World transformation matrix, this is the matrix that once you have an object in the object space, you transform the objects into the game world by using the world transformation matrix, basically you can say that this transformation is what sets the objects location in the world. In other words this is the transformation matrix you want to use to set the objects initial location.

The lastly what I know of you have the view transformation matrix, this matrix is what makes the objects move around, it is the view camera so to speak. Normally when thinking of a camera you would think that the camera would move around while the objects are left in their position, however that is not really the case. What you normally do is setting the camera to a position so that position is fixed, then you would apply the inverse transformation from the camera. In the case of moving forward if you move the camera on the positive Z axis, you would then apply the inverse values to the objects in the world making them move instead of the camera.

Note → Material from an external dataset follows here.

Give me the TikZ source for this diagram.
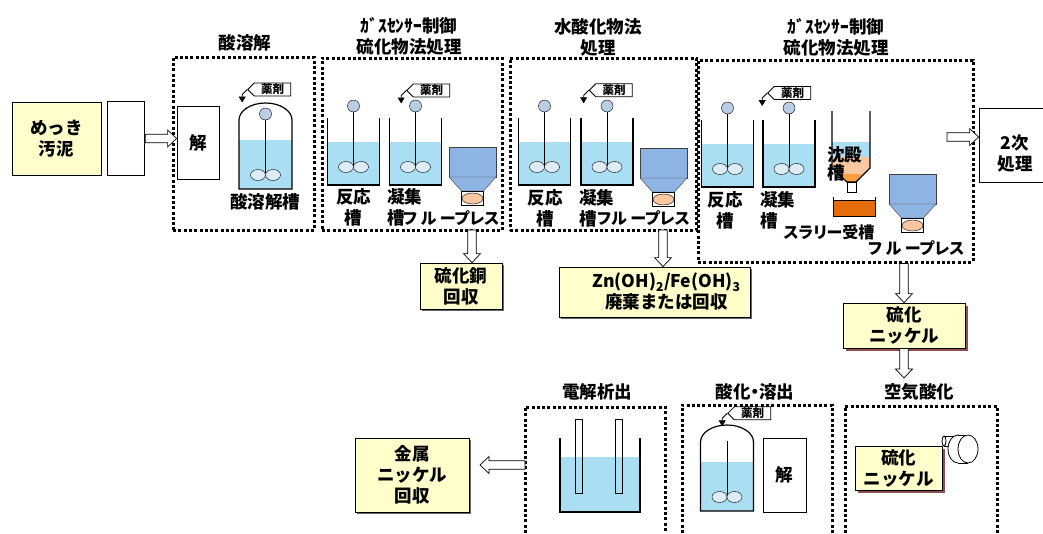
\documentclass[tikz,border=0pt]{standalone}
\usepackage{fontspec}
\setmainfont{Noto Sans CJK JP}
\usepackage{tikz}
\usetikzlibrary{positioning, arrows.meta, calc, shapes.symbols, shadows}

\definecolor{paleyellow}{RGB}{255,255,204}
\definecolor{liquid}{RGB}{170,222,242}
\definecolor{impeller}{RGB}{222,236,246}
\definecolor{knob}{RGB}{185,205,229}
\definecolor{hopper}{RGB}{142,180,227}
\definecolor{cake}{RGB}{250,200,160}
\definecolor{slurry}{RGB}{228,108,10}
\definecolor{shadowbrown}{RGB}{140,80,80}

% proportional kana for the tight labels
\newcommand{\narrow}{\addfontfeature{RawFeature=+palt}}

% hollow block arrow from #1 to #2
\newcommand{\hollowarrow}[2]{%
  \coordinate (ha) at (#1);
  \coordinate (hb) at (#2);
  \coordinate (hm) at ($(hb)!9pt!(ha)$);
  \draw[fill=white, line width=0.7pt]
    ($(ha)!4.2pt!90:(hb)$) -- ($(hm)!4.2pt!-90:(ha)$) -- ($(hm)!8.5pt!-90:(ha)$)
    -- (hb) -- ($(hm)!8.5pt!90:(ha)$) -- ($(hm)!4.2pt!90:(ha)$)
    -- ($(ha)!4.2pt!-90:(hb)$) -- cycle;}

\begin{document}
\begin{tikzpicture}[
    x=1pt, y=-1pt,
    every node/.style={font=\bfseries\fontsize{17.5}{21}\selectfont},
    frame/.style={draw, line width=3pt, dash pattern=on 3pt off 2.3pt, inner sep=0pt},
    lbl/.style={align=center, inner sep=0pt},
    small lbl/.style={lbl, font=\bfseries\fontsize{16}{21}\selectfont\narrow},
    box/.style={draw, fill=white, line width=0.8pt, inner sep=0pt, align=center},
    result/.style={box, fill=paleyellow, drop shadow={shadow xshift=1.5pt, shadow yshift=-1.5pt, fill=black!60, opacity=1}},
    nickel/.style={box, fill=paleyellow, drop shadow={shadow xshift=2.5pt, shadow yshift=-2.5pt, fill=shadowbrown, opacity=1}},
    tag/.style={signal, signal to=west, draw, fill=white, line width=0.8pt,
        font=\bfseries\fontsize{11.5}{10}\selectfont, minimum width=43pt, minimum height=13pt, inner sep=1pt},
    feed/.style={-{Triangle[length=6pt,width=7pt]}, line width=0.8pt},
    wall/.style={line width=1.2pt},
    mixtank/.pic={
        \fill[liquid] (-26,24) rectangle (26,67);
        \draw[wall] (-26,0) -- (-26,67) -- (26,67) -- (26,0);
        \draw[line width=0.9pt] (0,-6) -- (0,48);
        \draw[fill=impeller] (-7.5,49) ellipse [x radius=7.5, y radius=5.5];
        \draw[fill=impeller] (7.5,49) ellipse [x radius=7.5, y radius=5.5];
        \draw[fill=knob] (0,-12) circle [radius=6];
    },
    dometank/.pic={
        \fill[liquid] (-26.5,20) rectangle (26.5,69);
        \draw[wall] (-26.5,69) -- (-26.5,0) .. controls (-26.5,-9.4) and (-14.6,-17) .. (0,-17)
            .. controls (14.6,-17) and (26.5,-9.4) .. (26.5,0) -- (26.5,69) -- cycle;
        \draw[line width=0.9pt] (0,-1) -- (0,53);
        \draw[fill=impeller] (-7.5,55) ellipse [x radius=7.5, y radius=5.5];
        \draw[fill=impeller] (7.5,55) ellipse [x radius=7.5, y radius=5.5];
    },
    press/.pic={
        \draw[draw=black!75, fill=hopper] (-23.5,0) rectangle (23.5,30);
        \draw[draw=black!75, fill=hopper] (-23.5,30) -- (23.5,30) -- (11,44) -- (-11,44) -- cycle;
        \draw (-11,44) rectangle (11,58);
        \draw[fill=cake] (0,51.5) ellipse [x radius=10.5, y radius=5.5];
    }
]
\useasboundingbox (0,0) rectangle (1043,533);
\fill[white] (0,0) rectangle (1043,533);

% feed and acid dissolution
\node (sludge) [box, fill=paleyellow, minimum width=89pt, minimum height=73pt] at (56.5,138.5) {めっき\\汚泥};
\node (blank) [box, minimum width=37pt, minimum height=74pt, right=6pt of sludge] {};
\node (acid) [frame, minimum width=141pt, minimum height=173pt] at (243.5,143.5) {};
\node (acid title) [lbl] at (245,43) {酸溶解};
\node (kai1) [box, minimum width=42pt, minimum height=73pt] at (198,142.5) {解};
\pic at (265.5,120) {dometank};
\draw[fill=knob] (265.5,114) circle [radius=6];
\node (acid tank) [lbl] at (265,202) {酸溶解槽};
\node (tag1) [tag] at (272.5,89.5) {薬剤};
\draw[feed] (tag1.west) -- ++(-5,5) -- ++(0,8);
\hollowarrow{blank.east}{blank.east -| kai1.west}

% sulfide treatment 1
\node (sulf1) [frame, minimum width=180pt, minimum height=172pt] at (412,144) {};
\node (sulf1 title) [lbl] at (409,36) {ｶﾞｽｾﾝｻｰ制御\\硫化物法処理};
\pic at (353.5,118) {mixtank};
\pic at (415.5,118) {mixtank};
\pic at (472.5,147) {press};
\node (tag2) [tag] at (431.5,90.5) {薬剤};
\draw[feed] (tag2.west) -- ++(-5,5) -- ++(0,8);
\node (react1) [lbl] at (353.5,207.5) {反応\\槽};
\node (floc1) [lbl, align=left, anchor=west] at (387,207.5) {凝集\\槽};
\node (fp1) [small lbl, anchor=west] at (403,218) {フ ル ープレス};

% hydroxide treatment
\node (hydro) [frame, minimum width=186pt, minimum height=172pt] at (603,144) {};
\node (hydro title) [lbl] at (598,37.5) {水酸化物法\\処理};
\pic at (544.5,118) {mixtank};
\pic at (607,118) {mixtank};
\pic at (663.5,148) {press};
\node (tag3) [tag] at (614,90.3) {薬剤};
\draw[feed] (tag3.west) -- ++(-5,5) -- ++(0,8);
\node (react2) [lbl] at (545,208) {反応\\槽};
\node (floc2) [lbl, align=left, anchor=west] at (579,208) {凝集\\槽};
\node (fp2) [small lbl, anchor=west] at (597,218) {フル ープレス};

% sulfide treatment 2
\node (sulf2) [frame, minimum width=275pt, minimum height=202pt] at (835.5,161) {};
\node (sulf2 title) [lbl] at (836,37.5) {ｶﾞｽｾﾝｻｰ制御\\硫化物法処理};
\pic at (727.5,120) {mixtank};
\pic at (789,120) {mixtank};
\node (tag4) [tag] at (792.5,93) {薬剤};
\draw[feed] (tag4.west) -- ++(-5,5) -- ++(0,8);
% settling tank
\fill[liquid] (832,142) rectangle (870,157);
\fill[cake] (832,157) -- (870,157) -- (870,168) -- (856,182) -- (847,182) -- (832,168) -- cycle;
\fill[orange!75] (838,174) -- (862,174) -- (856,182) -- (847,182) -- cycle;
\draw[wall] (832,111) -- (832,168) -- (847,182) -- (856,182) -- (870,168) -- (870,111);
\draw[line width=0.8pt] (847,182) rectangle (856,192);
% slurry receiver
\draw[line width=0.8pt, fill=slurry] (833,200) rectangle (875,216);
\draw[line width=0.8pt] (833,200) -- (833,197) (875,200) -- (875,197);
\pic at (912.5,174) {press};
\node (react3) [lbl] at (725,210) {反応\\槽};
\node (floc3) [lbl, align=left, anchor=west] at (760,210) {凝集\\槽};
\node (settle) [lbl, align=left, anchor=west] at (827,164) {沈殿\\[-3pt]槽};
\node (slurry lbl) [small lbl] at (829,232) {スラリー受槽};
\node (fp3) [small lbl, anchor=west] at (868,248) {フ ル ープレス};

% secondary treatment
\node (second) [box, minimum width=72pt, minimum height=74pt] at (1015,145) {};
\node (second lbl) [lbl] at (1015,153) {2次\\処理};
\coordinate (sulf2 out) at (947,137);
\hollowarrow{sulf2 out}{sulf2 out -| second.west}

% recovered products
\node (cus) [result, minimum width=82pt, minimum height=46pt] at (461,286) {硫化銅\\回収};
\node (zn) [result, minimum width=191pt, minimum height=50pt] at (654.5,292) {\hspace*{24pt}Zn(OH)\textsubscript{2}/Fe(OH)\textsubscript{3}\\\hspace*{24pt}廃棄または回収};
\node (nis1) [nickel, minimum width=122pt, minimum height=45pt] at (904,325.5) {硫化\\ニッケル};
\coordinate (sulf1 out) at (472,230);
\hollowarrow{sulf1 out}{sulf1 out |- cus.north}
\coordinate (hydro out) at (663,230);
\hollowarrow{hydro out}{hydro out |- zn.north}
\hollowarrow{sulf2.south -| nis1.north}{nis1.north}
\coordinate (air in) at (904,378);
\hollowarrow{nis1.south}{air in}

% electrowinning
\node (elec title) [lbl] at (597,392) {電解析出};
\draw[frame] (525,533) -- (525,407) -- (665,407) -- (665,533);
\fill[liquid] (560,457) rectangle (640,512);
\draw[wall] (560,438) -- (560,512) -- (640,512) -- (640,438);
\draw[line width=0.8pt] (575,419) rectangle (582,493);
\draw[line width=0.8pt] (615,419) rectangle (622,493);
\node (metal) [result, minimum width=114pt, minimum height=74pt] at (412,475) {金属\\ニッケル\\回収};
\coordinate (elec out) at (525,465);
\coordinate (metal in) at (480,465);
\hollowarrow{elec out}{metal in}

% oxidation and leaching
\node (ox title) [lbl, font=\bfseries\fontsize{17.5}{21}\selectfont\narrow] at (755,392) {酸化・溶出};
\draw[frame] (682,533) -- (682,405) -- (832,405) -- (832,533);
\pic at (727,442) {dometank};
\node (kai2) [box, minimum width=43pt, minimum height=74pt] at (784.5,475) {解};
\node (tag5) [tag] at (752.5,413.3) {薬剤};
\draw[feed] (tag5.west) -- ++(-5,5) -- ++(0,8);

% air oxidation
\node (air title) [lbl] at (919,392) {空気酸化};
\draw[frame] (845,533) -- (845,406) -- (997,406) -- (997,533);
\node (nis2) [nickel, minimum width=87pt, minimum height=44pt] at (898.5,468) {硫化\\ニッケル};
\draw[fill=white, line width=0.8pt] (944,436) rectangle (956,446);
\draw[fill=white, line width=0.8pt] (944,441) ellipse [x radius=2, y radius=5];
\draw[fill=white, line width=0.8pt] (958,449) ellipse [x radius=10, y radius=14];
\fill[white] (958,435) rectangle (968,463);
\draw[line width=0.8pt] (958,435) -- (968,435) (958,463) -- (968,463);
\draw[fill=white, line width=0.8pt] (968,449) ellipse [x radius=10, y radius=14];
\end{tikzpicture}
\end{document}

Lastly as far as I know you have the projection transformation matrix. This is where you set the aspect ratio, that much I know, you also set how far you can see and the projection from a certain point of view. If you imagine that you have a pyramid, chop the top off, then you have the projection. I’m not entirely sure, but logically it should be that objects that are closer have a certain height and width and the further back they are they get stretched according to the aspect ratio. This however I’m not a 100% sure of, and this is currently where I’m at.

I’m going to end this blog here, if someone reads it and I’ve made a wrong assumption or stated some facts wrong, please point them out so I can correct it. Next week I hope to begin with the essence of what is directx. I should hopefully by then fully have understood the rendering pipeline, how the different stages are, how the relationship between shaders, matrices and the final object output is.

If there’s any questions, ask, although I’m not a 100% sure I can answer all of them.